Hal-hal seperti ini jarang masuk laporan resmi. Lebih sering hanya dibisikkan antar ibu, antar relawan, dan antar perempuan yang diam-diam saling paham betapa rapuhnya ruang aman mereka ketika bencana datang.

Media pun jarang menyorotnya. Berita yang naik biasanya menyoroti kerusakan rumah, kerugian ekonomi, dan jumlah pengungsi. Tentu saja penting.

Tapi jika kebutuhan spesifik perempuan tidak disebutkan, itu berarti suara mereka juga tidak ikut dianggap prioritas.

Padahal di posko, perempuan memikul peran paling penting, mulai dari merawat anak yang sakit, menjaga balita tetap hangat, mencari makanan untuk keluarga, hingga memastikan keperluan harian tetap berjalan. Semua dilakukan dalam kondisi fisik yang lebih rentan dibanding laki-laki.

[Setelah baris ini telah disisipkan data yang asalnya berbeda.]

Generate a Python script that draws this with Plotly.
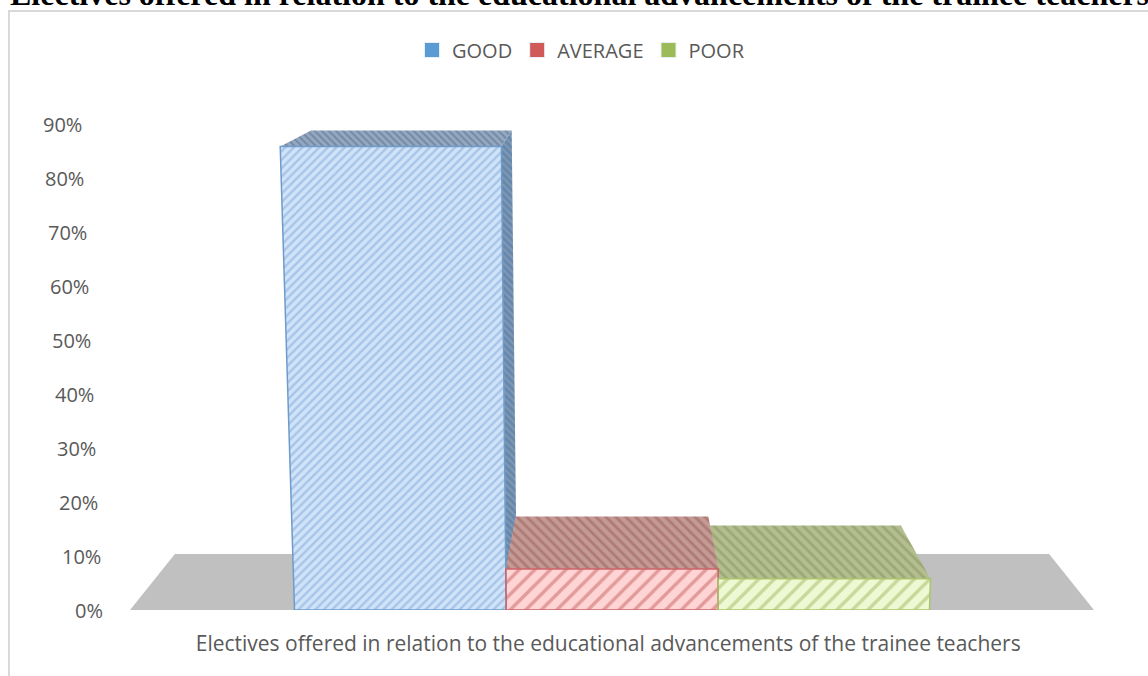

Hal penting lainnya, yaitu beban emosional. Ketika longsor menghantam rumah keluarga, ibu-ibu terpaksa menggendong anak sambil berlari menembus air, dan trauma itu tinggal lebih lama di tubuh mereka.

Mereka harus memulihkan diri sambil tetap menjadi tumpuan keluarga. Siapa yang memulihkan ibu? Sistem kita jarang memperhitungkan hal itu.

Yang membuatnya semakin menyedihkan adalah kenyataan bahwa kita tahu pola ini, namun persiapan kita masih sama dari tahun ke tahun.

Tidak ada standar jelas tentang ruang laktasi di posko. Tidak ada mekanisme khusus untuk distribusi pembalut. Tidak ada juga protokol perlindungan perempuan yang diterapkan secara konsisten.

Padahal yang dibutuhkan hanya sedikit keberpihakan, sedikit kepekaan, dan sedikit kebijakan yang sadar bahwa kebutuhan perempuan adalah bagian inti dari pemulihan pascabencana, bukan tambahan setelah yang lain selesai.

Mungkin saatnya negara menata ulang konsep penanggulangan bencana, dari yang netral gender menjadi gender-responsive. Artinya, mulai dari proses evakuasi hingga pemulihan harus mempertimbangkan kebutuhan perempuan secara khusus.

Sobat Yoursay, bencana boleh tidak bisa diprediksi, tetapi kebutuhan perempuan sangat bisa dipersiapkan.

Jika negara sungguh ingin hadir sepenuhnya, maka langkah pertama adalah melihat perempuan bukan sebagai korban tambahan, tetapi sebagai pusat dari kebijakan penanggulangan bencana. Karena pemulihan keluarga selalu dimulai dari mereka.